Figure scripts
----------------------------------------
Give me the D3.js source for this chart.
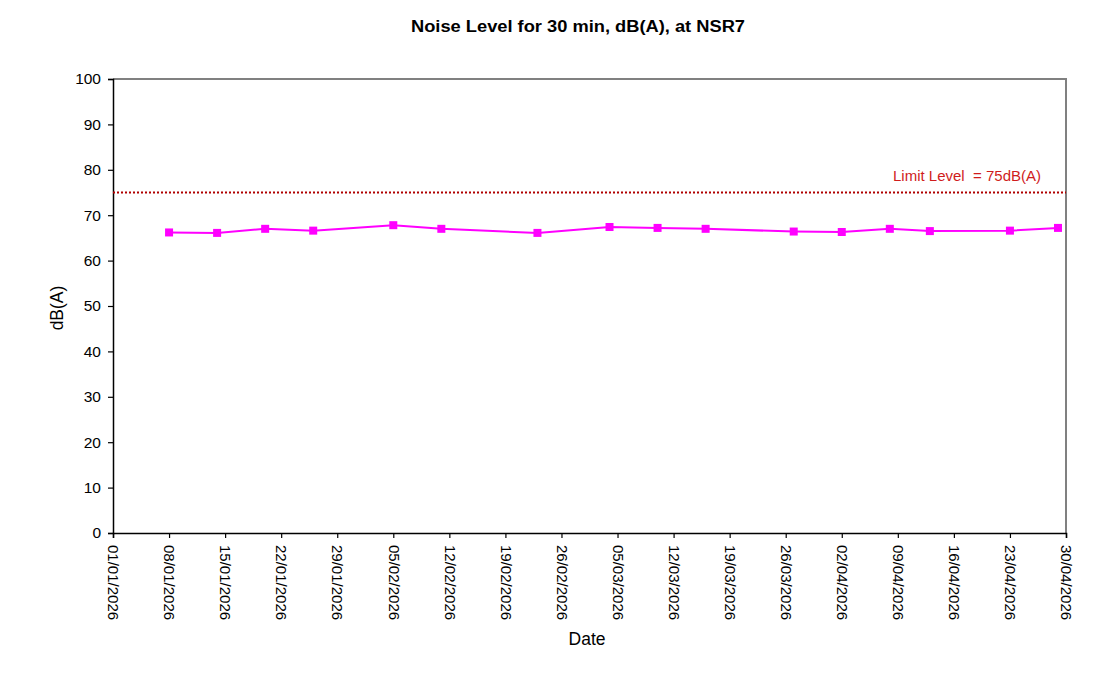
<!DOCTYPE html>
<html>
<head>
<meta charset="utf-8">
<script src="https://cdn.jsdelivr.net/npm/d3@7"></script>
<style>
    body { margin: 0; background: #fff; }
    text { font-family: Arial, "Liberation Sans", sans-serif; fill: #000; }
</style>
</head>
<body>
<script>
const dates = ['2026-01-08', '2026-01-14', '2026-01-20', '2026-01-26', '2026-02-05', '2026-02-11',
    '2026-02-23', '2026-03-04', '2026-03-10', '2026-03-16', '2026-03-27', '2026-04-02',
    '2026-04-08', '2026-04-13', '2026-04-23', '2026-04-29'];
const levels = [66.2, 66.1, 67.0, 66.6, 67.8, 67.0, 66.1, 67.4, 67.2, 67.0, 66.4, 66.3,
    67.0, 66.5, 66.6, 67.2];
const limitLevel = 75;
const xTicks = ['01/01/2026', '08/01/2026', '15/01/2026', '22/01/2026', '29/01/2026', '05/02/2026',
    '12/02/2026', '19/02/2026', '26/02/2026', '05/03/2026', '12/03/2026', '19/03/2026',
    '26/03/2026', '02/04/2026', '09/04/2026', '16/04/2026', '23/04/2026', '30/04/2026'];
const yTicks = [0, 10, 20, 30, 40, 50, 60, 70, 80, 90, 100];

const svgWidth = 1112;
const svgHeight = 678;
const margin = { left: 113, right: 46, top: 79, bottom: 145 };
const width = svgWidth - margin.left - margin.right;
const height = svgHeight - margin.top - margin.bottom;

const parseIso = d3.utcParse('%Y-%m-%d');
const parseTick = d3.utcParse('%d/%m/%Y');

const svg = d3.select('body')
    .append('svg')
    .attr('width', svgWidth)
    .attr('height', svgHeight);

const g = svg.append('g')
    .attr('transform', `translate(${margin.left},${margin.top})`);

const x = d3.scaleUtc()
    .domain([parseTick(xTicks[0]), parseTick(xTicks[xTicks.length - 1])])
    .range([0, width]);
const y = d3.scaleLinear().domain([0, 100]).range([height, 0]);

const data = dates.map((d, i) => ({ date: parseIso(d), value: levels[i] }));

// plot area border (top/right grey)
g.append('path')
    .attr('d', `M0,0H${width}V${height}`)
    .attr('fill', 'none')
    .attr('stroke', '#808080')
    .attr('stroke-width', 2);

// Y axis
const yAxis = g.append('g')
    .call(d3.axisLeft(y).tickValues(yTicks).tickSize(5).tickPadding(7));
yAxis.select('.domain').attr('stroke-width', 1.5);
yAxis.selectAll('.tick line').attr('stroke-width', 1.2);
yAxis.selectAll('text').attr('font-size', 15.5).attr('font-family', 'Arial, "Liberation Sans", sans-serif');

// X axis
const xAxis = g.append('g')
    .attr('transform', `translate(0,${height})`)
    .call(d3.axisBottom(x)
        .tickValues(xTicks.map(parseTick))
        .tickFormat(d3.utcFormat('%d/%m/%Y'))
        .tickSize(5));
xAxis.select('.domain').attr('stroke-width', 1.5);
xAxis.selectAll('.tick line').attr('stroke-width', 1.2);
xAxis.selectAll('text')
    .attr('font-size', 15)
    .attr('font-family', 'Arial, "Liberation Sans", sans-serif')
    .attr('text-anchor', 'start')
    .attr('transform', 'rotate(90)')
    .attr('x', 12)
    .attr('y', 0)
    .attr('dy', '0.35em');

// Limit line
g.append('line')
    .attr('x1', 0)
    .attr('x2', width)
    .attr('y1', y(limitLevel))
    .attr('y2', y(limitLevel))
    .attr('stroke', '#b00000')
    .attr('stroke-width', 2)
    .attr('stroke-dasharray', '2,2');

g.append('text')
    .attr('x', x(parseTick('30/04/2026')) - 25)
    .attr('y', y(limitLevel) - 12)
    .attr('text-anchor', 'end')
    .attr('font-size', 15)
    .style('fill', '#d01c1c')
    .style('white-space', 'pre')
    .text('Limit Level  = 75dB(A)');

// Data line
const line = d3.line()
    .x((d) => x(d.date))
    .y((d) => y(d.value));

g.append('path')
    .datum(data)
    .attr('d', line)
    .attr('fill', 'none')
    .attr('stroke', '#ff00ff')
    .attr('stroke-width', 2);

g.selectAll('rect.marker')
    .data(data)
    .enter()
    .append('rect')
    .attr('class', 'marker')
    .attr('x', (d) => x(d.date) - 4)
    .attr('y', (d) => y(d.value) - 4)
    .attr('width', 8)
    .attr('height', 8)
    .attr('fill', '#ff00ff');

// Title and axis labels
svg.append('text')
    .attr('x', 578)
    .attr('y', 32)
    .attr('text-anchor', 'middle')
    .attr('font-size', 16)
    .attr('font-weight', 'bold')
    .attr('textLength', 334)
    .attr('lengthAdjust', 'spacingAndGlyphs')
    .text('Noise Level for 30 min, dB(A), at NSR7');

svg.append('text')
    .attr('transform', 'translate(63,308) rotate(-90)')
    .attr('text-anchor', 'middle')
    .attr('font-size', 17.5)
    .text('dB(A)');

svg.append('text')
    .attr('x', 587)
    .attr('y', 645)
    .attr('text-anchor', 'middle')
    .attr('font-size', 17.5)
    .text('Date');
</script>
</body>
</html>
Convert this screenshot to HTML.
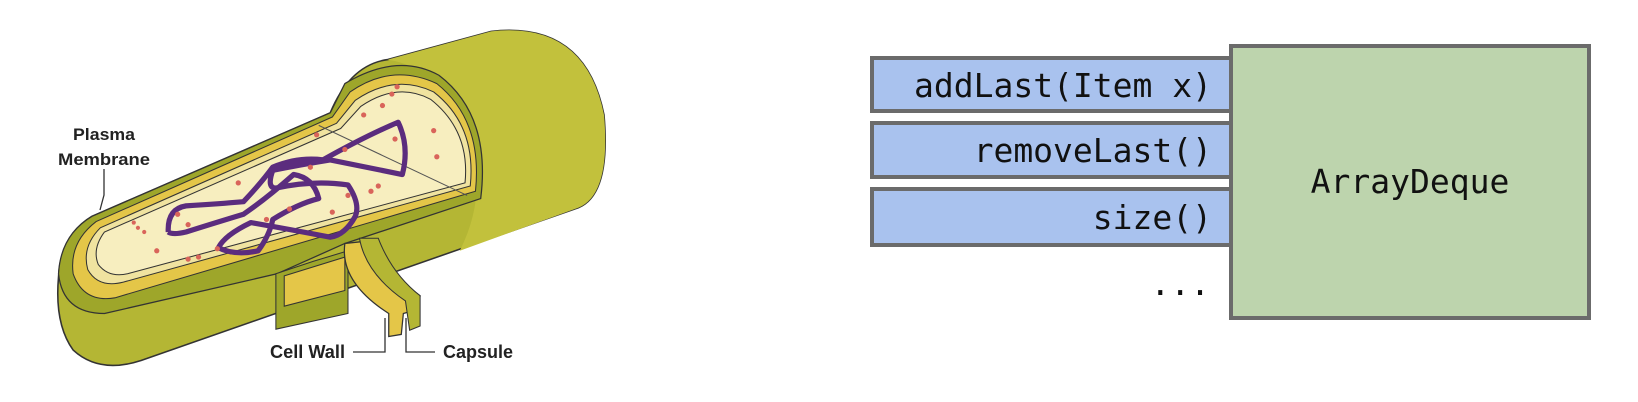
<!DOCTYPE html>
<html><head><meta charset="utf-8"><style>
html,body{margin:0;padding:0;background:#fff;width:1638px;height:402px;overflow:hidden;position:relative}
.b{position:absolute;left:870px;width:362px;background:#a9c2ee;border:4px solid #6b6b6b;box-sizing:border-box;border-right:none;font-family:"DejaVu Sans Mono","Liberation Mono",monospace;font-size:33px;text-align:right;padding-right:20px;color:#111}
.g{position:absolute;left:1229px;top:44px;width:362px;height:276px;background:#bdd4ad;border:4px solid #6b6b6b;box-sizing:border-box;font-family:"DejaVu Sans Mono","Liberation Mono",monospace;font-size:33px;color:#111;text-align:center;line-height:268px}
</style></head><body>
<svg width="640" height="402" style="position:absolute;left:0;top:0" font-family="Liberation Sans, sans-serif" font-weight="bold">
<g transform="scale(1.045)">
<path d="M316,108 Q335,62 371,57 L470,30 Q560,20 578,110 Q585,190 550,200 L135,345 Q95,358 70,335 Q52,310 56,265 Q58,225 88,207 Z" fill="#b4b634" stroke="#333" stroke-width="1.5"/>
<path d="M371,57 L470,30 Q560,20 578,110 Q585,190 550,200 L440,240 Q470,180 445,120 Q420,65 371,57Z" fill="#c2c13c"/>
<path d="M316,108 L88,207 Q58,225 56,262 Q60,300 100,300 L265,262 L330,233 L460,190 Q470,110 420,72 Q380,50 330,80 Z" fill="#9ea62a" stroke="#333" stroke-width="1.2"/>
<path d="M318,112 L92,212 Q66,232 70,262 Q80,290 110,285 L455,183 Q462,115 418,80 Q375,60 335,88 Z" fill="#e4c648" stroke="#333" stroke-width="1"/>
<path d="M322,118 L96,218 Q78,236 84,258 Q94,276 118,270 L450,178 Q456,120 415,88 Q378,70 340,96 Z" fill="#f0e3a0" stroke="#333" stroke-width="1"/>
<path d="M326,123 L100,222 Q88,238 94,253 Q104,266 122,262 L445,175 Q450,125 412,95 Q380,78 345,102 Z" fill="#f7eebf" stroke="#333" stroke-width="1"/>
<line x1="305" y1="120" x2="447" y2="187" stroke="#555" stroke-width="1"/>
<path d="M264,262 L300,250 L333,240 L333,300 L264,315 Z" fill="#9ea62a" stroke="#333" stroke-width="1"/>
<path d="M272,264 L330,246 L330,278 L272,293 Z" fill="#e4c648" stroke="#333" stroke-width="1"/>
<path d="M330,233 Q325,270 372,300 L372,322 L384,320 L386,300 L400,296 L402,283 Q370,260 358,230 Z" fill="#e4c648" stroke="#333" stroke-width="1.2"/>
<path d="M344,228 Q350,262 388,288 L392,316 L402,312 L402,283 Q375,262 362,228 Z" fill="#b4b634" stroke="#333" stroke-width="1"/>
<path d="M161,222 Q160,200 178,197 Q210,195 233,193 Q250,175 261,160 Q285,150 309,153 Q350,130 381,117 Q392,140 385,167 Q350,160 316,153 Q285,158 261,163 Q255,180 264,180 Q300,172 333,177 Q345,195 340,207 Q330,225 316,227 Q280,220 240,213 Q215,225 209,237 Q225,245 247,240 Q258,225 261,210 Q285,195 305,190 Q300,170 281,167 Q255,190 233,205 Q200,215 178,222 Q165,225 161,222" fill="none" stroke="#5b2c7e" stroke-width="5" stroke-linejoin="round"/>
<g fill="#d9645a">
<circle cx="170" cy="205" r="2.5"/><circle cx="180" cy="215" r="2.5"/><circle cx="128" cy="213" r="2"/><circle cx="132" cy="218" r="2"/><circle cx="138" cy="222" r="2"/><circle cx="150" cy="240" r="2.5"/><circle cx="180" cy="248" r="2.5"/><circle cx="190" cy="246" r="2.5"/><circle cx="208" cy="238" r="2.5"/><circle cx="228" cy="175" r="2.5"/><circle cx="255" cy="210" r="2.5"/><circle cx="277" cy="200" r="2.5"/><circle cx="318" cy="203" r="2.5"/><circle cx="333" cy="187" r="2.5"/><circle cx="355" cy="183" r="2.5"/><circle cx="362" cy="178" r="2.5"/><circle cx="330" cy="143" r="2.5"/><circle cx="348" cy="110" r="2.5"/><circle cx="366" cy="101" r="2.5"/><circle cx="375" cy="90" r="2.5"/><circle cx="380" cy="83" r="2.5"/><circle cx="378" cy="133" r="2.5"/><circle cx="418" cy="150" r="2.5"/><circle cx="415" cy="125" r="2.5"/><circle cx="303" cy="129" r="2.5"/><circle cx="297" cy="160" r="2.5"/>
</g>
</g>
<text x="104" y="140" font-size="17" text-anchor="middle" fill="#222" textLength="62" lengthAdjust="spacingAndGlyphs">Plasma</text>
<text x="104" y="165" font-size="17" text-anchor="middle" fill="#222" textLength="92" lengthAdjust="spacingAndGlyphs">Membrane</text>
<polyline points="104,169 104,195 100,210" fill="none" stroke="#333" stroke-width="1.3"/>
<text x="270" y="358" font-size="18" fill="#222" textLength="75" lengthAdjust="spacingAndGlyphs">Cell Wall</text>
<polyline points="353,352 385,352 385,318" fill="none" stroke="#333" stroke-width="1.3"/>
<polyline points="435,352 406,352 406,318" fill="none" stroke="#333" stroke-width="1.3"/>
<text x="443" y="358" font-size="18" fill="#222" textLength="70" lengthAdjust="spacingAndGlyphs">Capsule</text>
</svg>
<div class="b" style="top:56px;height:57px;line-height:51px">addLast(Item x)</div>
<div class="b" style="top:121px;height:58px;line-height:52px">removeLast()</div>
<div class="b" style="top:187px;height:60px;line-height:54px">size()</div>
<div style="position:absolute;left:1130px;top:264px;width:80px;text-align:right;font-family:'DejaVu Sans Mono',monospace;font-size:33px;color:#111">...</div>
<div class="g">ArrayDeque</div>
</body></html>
----------------------------------------
TASK INSTRUCTIONS —
Where a line above contains the string "chart", copy that line.

ANSWER TO THIS TASK —
Give me the D3.js source for this chart.

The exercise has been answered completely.